Sally-Anne Feary

Sergeant Instructor
Adult Volunteer

Carer Sally-Anne Feary joined the Army Cadet Force after her daughter persuaded her to help out at the local cadet unit. Three years later she is now Detachment Commander of Long Sutton Detachment, Lincolnshire, and has helped hundreds of cadets to develop and grow into mature young adults – including her own two children.

“Before I joined cadets, I suffered with depression and anxiety which led to all of my hair falling out and not leaving the house for four years. When my daughter came home from camp one weekend, she told me that there were not enough female adults and she asked if I would consider joining. Of course I said no, but she persisted and later on that year, I went to Long Sutton detachment just to see. That was the first time I had left the house in a long time. It took a lot of courage and I have never looked back since. Joining the Army Cadet Force has taken me from the person I was and has made me who I am today. I am so much more confident in my own ability and no longer take life for granted.”

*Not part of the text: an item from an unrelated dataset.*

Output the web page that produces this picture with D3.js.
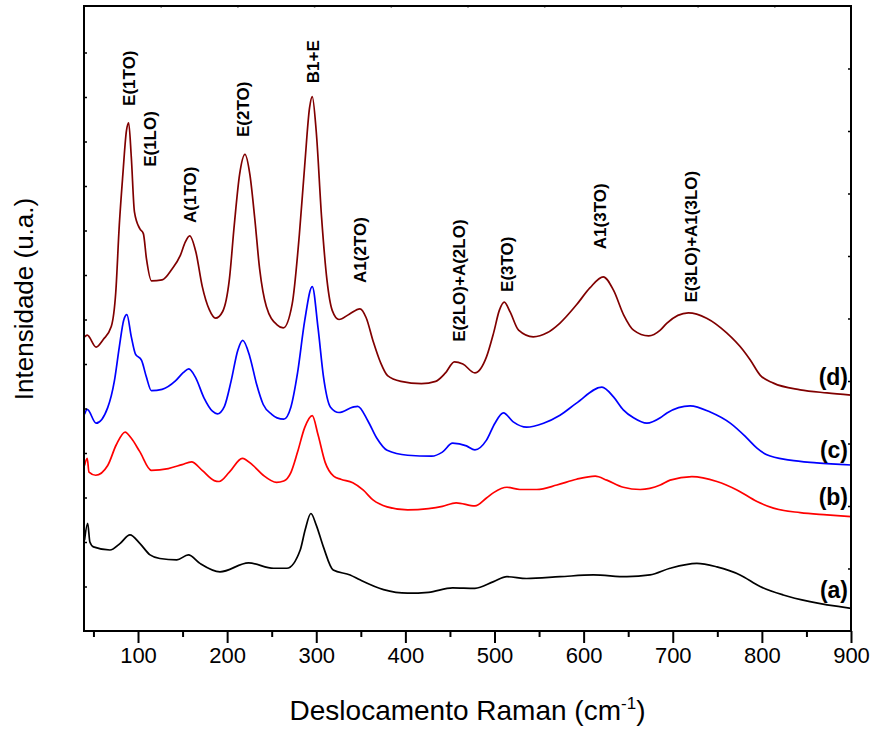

Sally also credits the friends she has made within the ACF as having a big influence on her life “The biggest benefit I have gained from the ACF is friendship. There are adults both within my detachment and outside who have made the adult training and cadet camps awesome, not only by passing on their knowledge and experience but by helping me to increase my confidence and letting me be myself.”

Being in cadets with her son and daughter has also strengthened the family’s relationship. “It has brought us much closer together than just being a family could. I no longer moan when they come home from camps as I now know it is not a holiday and they work hard. We talk a lot more than we used to and have a greater amount of respect for each other. Whilst I am their mum at home, I am Sergeant Instructor mum at Cadets, not just to them but to everyone. I listen to the cadets’ worries, I tell the girls bedtime stories on camp, and make sure everyone is eating properly and brushing their teeth!”

Sally’s daughter has now gone on to university but will be going back to the Army Cadets to become an adult instructor just like her mum. “Joining the Army Cadets has inspired her to achieve more in life, she is assertive and organised, but more than that, and like so many others, she has some wonderful friends thanks to the Cadets.”

“When I started, I was very ill and despite my appearance, the cadets were very accepting and they are a large part of my recovery. With the challenges cadets set me, it gave me a reason to get out and have some fun. If you don’t try, you will never know. I am the least military person you will ever meet, so if I can do it so can anyone – don’t make excuses for yourself because there are cadets out there who will benefit from you being there (and you will benefit too!).”